Exercise: Could you repeat the records below exactly, leaving out any pictures?

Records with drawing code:

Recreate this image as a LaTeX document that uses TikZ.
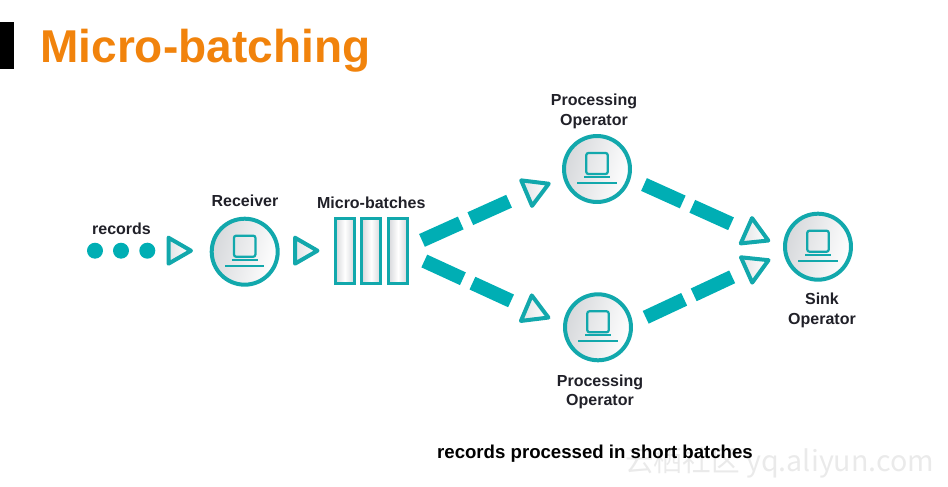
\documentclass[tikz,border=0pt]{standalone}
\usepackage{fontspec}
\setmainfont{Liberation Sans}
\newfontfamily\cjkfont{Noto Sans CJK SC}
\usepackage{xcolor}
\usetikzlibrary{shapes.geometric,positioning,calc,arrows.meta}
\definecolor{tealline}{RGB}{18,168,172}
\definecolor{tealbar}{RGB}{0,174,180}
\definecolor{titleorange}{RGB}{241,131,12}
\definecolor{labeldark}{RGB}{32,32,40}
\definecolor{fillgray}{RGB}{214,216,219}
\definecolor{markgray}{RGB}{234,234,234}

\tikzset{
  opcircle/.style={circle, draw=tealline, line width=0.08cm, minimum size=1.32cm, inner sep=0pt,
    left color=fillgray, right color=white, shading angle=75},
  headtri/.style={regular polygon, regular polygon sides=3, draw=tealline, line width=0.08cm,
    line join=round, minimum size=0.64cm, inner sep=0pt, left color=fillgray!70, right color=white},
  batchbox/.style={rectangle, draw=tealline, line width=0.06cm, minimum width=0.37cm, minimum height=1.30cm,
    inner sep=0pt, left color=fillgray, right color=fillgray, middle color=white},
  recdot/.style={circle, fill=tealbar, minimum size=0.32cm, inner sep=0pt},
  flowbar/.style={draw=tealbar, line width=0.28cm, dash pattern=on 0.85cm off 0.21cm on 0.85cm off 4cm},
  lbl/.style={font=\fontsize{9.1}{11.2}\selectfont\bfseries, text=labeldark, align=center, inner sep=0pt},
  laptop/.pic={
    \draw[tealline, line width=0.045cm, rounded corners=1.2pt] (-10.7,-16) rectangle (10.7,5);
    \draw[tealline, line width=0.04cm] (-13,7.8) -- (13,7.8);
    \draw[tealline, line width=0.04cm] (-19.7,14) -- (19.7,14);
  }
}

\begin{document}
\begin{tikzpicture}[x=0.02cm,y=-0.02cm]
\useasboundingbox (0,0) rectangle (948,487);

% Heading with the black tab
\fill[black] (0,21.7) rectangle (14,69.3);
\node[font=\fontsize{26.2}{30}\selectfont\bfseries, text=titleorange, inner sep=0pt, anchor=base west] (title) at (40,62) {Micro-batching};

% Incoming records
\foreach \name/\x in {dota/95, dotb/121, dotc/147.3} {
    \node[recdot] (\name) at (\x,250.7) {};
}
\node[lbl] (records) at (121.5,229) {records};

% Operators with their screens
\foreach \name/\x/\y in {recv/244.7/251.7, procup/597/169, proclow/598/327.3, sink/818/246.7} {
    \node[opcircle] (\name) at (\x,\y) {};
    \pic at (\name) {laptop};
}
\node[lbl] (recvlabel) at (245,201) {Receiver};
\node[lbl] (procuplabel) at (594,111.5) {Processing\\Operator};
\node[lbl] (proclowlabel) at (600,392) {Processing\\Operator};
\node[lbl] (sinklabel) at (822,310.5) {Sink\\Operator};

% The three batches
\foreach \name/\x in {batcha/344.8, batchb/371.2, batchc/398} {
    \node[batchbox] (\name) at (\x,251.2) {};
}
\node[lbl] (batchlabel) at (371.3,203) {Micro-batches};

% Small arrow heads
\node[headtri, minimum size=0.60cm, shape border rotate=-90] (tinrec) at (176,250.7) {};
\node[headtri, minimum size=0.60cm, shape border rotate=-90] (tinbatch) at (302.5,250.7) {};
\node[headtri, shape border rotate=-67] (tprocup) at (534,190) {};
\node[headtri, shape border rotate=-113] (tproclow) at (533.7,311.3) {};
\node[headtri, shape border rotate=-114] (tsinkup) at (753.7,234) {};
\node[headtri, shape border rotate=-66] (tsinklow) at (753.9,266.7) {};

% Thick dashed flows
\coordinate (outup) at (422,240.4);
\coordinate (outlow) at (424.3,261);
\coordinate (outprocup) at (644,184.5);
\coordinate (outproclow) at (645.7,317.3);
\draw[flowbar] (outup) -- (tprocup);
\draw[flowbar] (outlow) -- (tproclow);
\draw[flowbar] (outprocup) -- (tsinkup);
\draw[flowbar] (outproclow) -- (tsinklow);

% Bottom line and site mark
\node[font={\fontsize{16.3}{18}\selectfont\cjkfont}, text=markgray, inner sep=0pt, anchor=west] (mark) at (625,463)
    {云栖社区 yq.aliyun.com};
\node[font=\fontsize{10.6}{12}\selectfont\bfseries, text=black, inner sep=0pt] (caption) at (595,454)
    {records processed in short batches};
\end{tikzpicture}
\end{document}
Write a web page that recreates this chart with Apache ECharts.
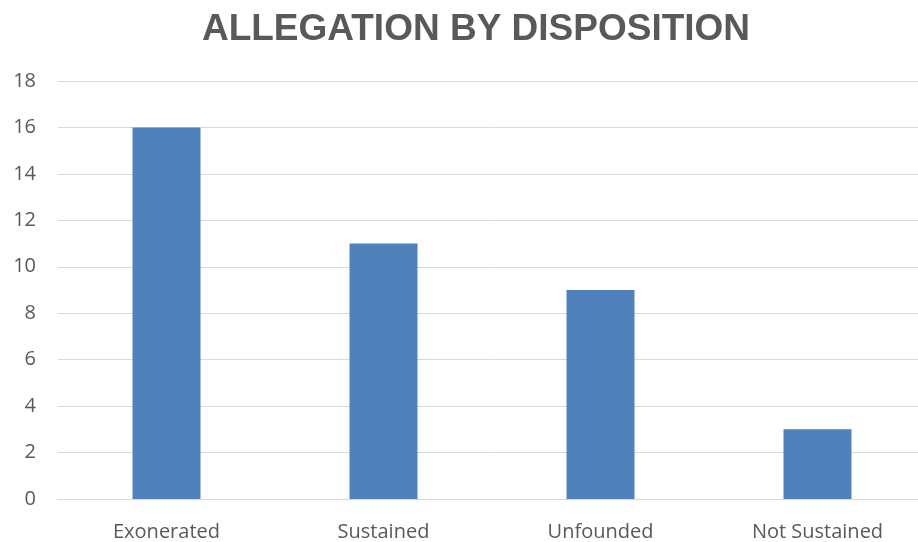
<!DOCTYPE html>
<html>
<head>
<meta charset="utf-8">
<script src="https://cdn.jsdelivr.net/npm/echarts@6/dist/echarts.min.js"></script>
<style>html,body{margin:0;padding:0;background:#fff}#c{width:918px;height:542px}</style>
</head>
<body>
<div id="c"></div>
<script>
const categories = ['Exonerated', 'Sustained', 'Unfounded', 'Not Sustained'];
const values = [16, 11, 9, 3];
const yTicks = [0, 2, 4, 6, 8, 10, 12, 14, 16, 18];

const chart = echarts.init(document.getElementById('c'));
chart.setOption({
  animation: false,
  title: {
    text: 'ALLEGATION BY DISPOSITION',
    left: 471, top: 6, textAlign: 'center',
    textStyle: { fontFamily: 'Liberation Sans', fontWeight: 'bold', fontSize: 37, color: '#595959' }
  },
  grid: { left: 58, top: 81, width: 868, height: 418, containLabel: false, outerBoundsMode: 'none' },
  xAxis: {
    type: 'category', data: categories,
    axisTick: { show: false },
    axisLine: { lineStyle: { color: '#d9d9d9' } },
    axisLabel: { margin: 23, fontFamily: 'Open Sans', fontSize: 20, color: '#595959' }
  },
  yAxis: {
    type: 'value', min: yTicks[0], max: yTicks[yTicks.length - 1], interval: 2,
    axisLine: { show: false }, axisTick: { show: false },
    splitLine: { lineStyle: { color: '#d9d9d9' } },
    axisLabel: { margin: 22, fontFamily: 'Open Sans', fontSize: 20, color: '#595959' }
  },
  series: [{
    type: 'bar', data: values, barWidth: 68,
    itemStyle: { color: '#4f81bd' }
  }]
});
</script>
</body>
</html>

Solution to this problem:
Recreate this image as a LaTeX document that uses TikZ.
\documentclass[tikz,border=0pt]{standalone}
\usepackage{fontspec}
\setmainfont{Liberation Sans}
\newfontfamily\cjkfont{Noto Sans CJK SC}
\usepackage{xcolor}
\usetikzlibrary{shapes.geometric,positioning,calc,arrows.meta}
\definecolor{tealline}{RGB}{18,168,172}
\definecolor{tealbar}{RGB}{0,174,180}
\definecolor{titleorange}{RGB}{241,131,12}
\definecolor{labeldark}{RGB}{32,32,40}
\definecolor{fillgray}{RGB}{214,216,219}
\definecolor{markgray}{RGB}{234,234,234}

\tikzset{
  opcircle/.style={circle, draw=tealline, line width=0.08cm, minimum size=1.32cm, inner sep=0pt,
    left color=fillgray, right color=white, shading angle=75},
  headtri/.style={regular polygon, regular polygon sides=3, draw=tealline, line width=0.08cm,
    line join=round, minimum size=0.64cm, inner sep=0pt, left color=fillgray!70, right color=white},
  batchbox/.style={rectangle, draw=tealline, line width=0.06cm, minimum width=0.37cm, minimum height=1.30cm,
    inner sep=0pt, left color=fillgray, right color=fillgray, middle color=white},
  recdot/.style={circle, fill=tealbar, minimum size=0.32cm, inner sep=0pt},
  flowbar/.style={draw=tealbar, line width=0.28cm, dash pattern=on 0.85cm off 0.21cm on 0.85cm off 4cm},
  lbl/.style={font=\fontsize{9.1}{11.2}\selectfont\bfseries, text=labeldark, align=center, inner sep=0pt},
  laptop/.pic={
    \draw[tealline, line width=0.045cm, rounded corners=1.2pt] (-10.7,-16) rectangle (10.7,5);
    \draw[tealline, line width=0.04cm] (-13,7.8) -- (13,7.8);
    \draw[tealline, line width=0.04cm] (-19.7,14) -- (19.7,14);
  }
}

\begin{document}
\begin{tikzpicture}[x=0.02cm,y=-0.02cm]
\useasboundingbox (0,0) rectangle (948,487);

% Heading with the black tab
\fill[black] (0,21.7) rectangle (14,69.3);
\node[font=\fontsize{26.2}{30}\selectfont\bfseries, text=titleorange, inner sep=0pt, anchor=base west] (title) at (40,62) {Micro-batching};

% Incoming records
\foreach \name/\x in {dota/95, dotb/121, dotc/147.3} {
    \node[recdot] (\name) at (\x,250.7) {};
}
\node[lbl] (records) at (121.5,229) {records};

% Operators with their screens
\foreach \name/\x/\y in {recv/244.7/251.7, procup/597/169, proclow/598/327.3, sink/818/246.7} {
    \node[opcircle] (\name) at (\x,\y) {};
    \pic at (\name) {laptop};
}
\node[lbl] (recvlabel) at (245,201) {Receiver};
\node[lbl] (procuplabel) at (594,111.5) {Processing\\Operator};
\node[lbl] (proclowlabel) at (600,392) {Processing\\Operator};
\node[lbl] (sinklabel) at (822,310.5) {Sink\\Operator};

% The three batches
\foreach \name/\x in {batcha/344.8, batchb/371.2, batchc/398} {
    \node[batchbox] (\name) at (\x,251.2) {};
}
\node[lbl] (batchlabel) at (371.3,203) {Micro-batches};

% Small arrow heads
\node[headtri, minimum size=0.60cm, shape border rotate=-90] (tinrec) at (176,250.7) {};
\node[headtri, minimum size=0.60cm, shape border rotate=-90] (tinbatch) at (302.5,250.7) {};
\node[headtri, shape border rotate=-67] (tprocup) at (534,190) {};
\node[headtri, shape border rotate=-113] (tproclow) at (533.7,311.3) {};
\node[headtri, shape border rotate=-114] (tsinkup) at (753.7,234) {};
\node[headtri, shape border rotate=-66] (tsinklow) at (753.9,266.7) {};

% Thick dashed flows
\coordinate (outup) at (422,240.4);
\coordinate (outlow) at (424.3,261);
\coordinate (outprocup) at (644,184.5);
\coordinate (outproclow) at (645.7,317.3);
\draw[flowbar] (outup) -- (tprocup);
\draw[flowbar] (outlow) -- (tproclow);
\draw[flowbar] (outprocup) -- (tsinkup);
\draw[flowbar] (outproclow) -- (tsinklow);

% Bottom line and site mark
\node[font={\fontsize{16.3}{18}\selectfont\cjkfont}, text=markgray, inner sep=0pt, anchor=west] (mark) at (625,463)
    {云栖社区 yq.aliyun.com};
\node[font=\fontsize{10.6}{12}\selectfont\bfseries, text=black, inner sep=0pt] (caption) at (595,454)
    {records processed in short batches};
\end{tikzpicture}
\end{document}
Write a web page that recreates this chart with Apache ECharts.
<!DOCTYPE html>
<html>
<head>
<meta charset="utf-8">
<script src="https://cdn.jsdelivr.net/npm/echarts@6/dist/echarts.min.js"></script>
<style>html,body{margin:0;padding:0;background:#fff}#c{width:918px;height:542px}</style>
</head>
<body>
<div id="c"></div>
<script>
const categories = ['Exonerated', 'Sustained', 'Unfounded', 'Not Sustained'];
const values = [16, 11, 9, 3];
const yTicks = [0, 2, 4, 6, 8, 10, 12, 14, 16, 18];

const chart = echarts.init(document.getElementById('c'));
chart.setOption({
  animation: false,
  title: {
    text: 'ALLEGATION BY DISPOSITION',
    left: 471, top: 6, textAlign: 'center',
    textStyle: { fontFamily: 'Liberation Sans', fontWeight: 'bold', fontSize: 37, color: '#595959' }
  },
  grid: { left: 58, top: 81, width: 868, height: 418, containLabel: false, outerBoundsMode: 'none' },
  xAxis: {
    type: 'category', data: categories,
    axisTick: { show: false },
    axisLine: { lineStyle: { color: '#d9d9d9' } },
    axisLabel: { margin: 23, fontFamily: 'Open Sans', fontSize: 20, color: '#595959' }
  },
  yAxis: {
    type: 'value', min: yTicks[0], max: yTicks[yTicks.length - 1], interval: 2,
    axisLine: { show: false }, axisTick: { show: false },
    splitLine: { lineStyle: { color: '#d9d9d9' } },
    axisLabel: { margin: 22, fontFamily: 'Open Sans', fontSize: 20, color: '#595959' }
  },
  series: [{
    type: 'bar', data: values, barWidth: 68,
    itemStyle: { color: '#4f81bd' }
  }]
});
</script>
</body>
</html>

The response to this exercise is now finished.